= Requiem in C minor (Cherubini) =

Composition by Luigi Cherubini

The Requiem in C minor for mixed chorus was written by Luigi Cherubini in 1816 and premiered 21 January 1817 at a commemoration service for King Louis XVI of France on the twenty-fourth anniversary of his beheading during the French Revolution.

The work was greatly admired by Beethoven, Schumann, Berlioz and Brahms. It was performed at the funeral of Beethoven in 1827.

==Movements==
This particular setting of the requiem Mass consists of seven movements:

1. Introitus et Kyrie
2. Graduale
3. Dies Irae
4. Offertorium
5. Sanctus
6. Pie Jesu
7. Agnus Dei

In 1820 a funeral march and a motet In Paradisum were added. In 1834 the work was prohibited by the archbishop of Paris because of its use of women's voices, and in 1836 Cherubini wrote a second Requiem in D minor for men's chorus to be performed at his own funeral.

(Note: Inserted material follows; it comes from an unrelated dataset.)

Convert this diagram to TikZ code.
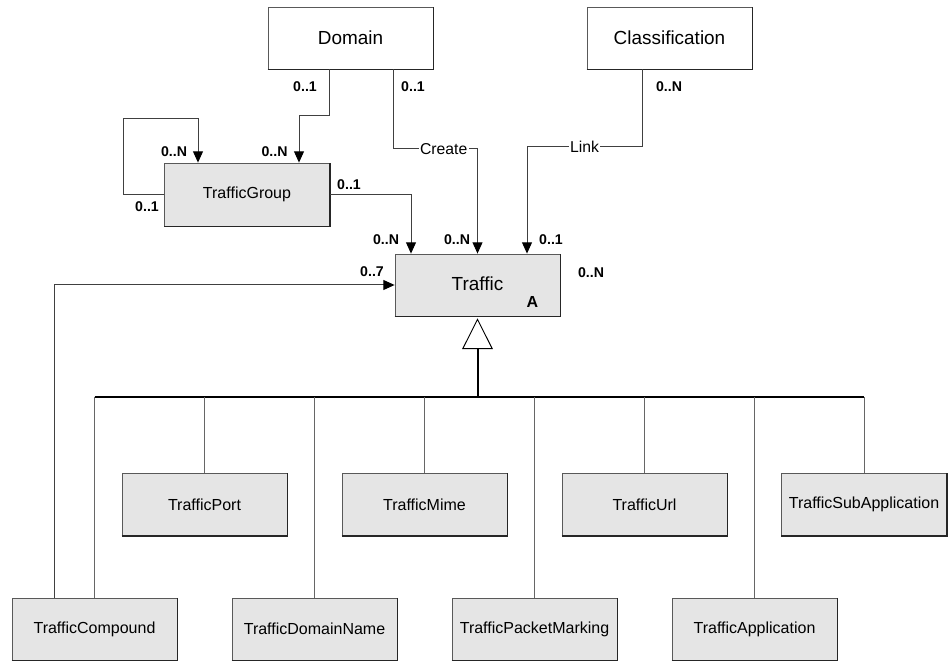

The Requiem is orchestrated for SATB-choir, 2 oboes, 2 clarinets, 2 bassoons, 2 trumpets, 2 horns, 3 trombones, timpani, tam-tam, and strings. Note the absence of flutes and SATB-soloists, and the presence of a tam-tam, notably in the opening of the Dies Irae.

==Discography and references==

A notable recording of this requiem was made under the baton of Arturo Toscanini, with the NBC Symphony Orchestra and Robert Shaw Chorale. Also included in the compilation is the Te Deum from Verdi's Quattro pezzi sacri. A recording of the Requiem in C Minor with the Ambrosian Singers and the Philharmonia Orchestra conducted by Riccardo Muti was made in 1982 and released by EMI. The later requiem in D minor was recorded by the same choir, orchestra and conductor, and released by EMI in 1987. Boston Baroque recorded the C-minor Requiem under Martin Pearlman in 2007 for Telarc.

The Requiem in C Minor was also recorded by Hervé Niquet and Le Concert Spirituel for the Alpa Classics Label in 2016.

The piece was also featured in the 1992 film Twin Peaks: Fire Walk With Me and in the 2007 film Rebellion: the Litvinenko Case.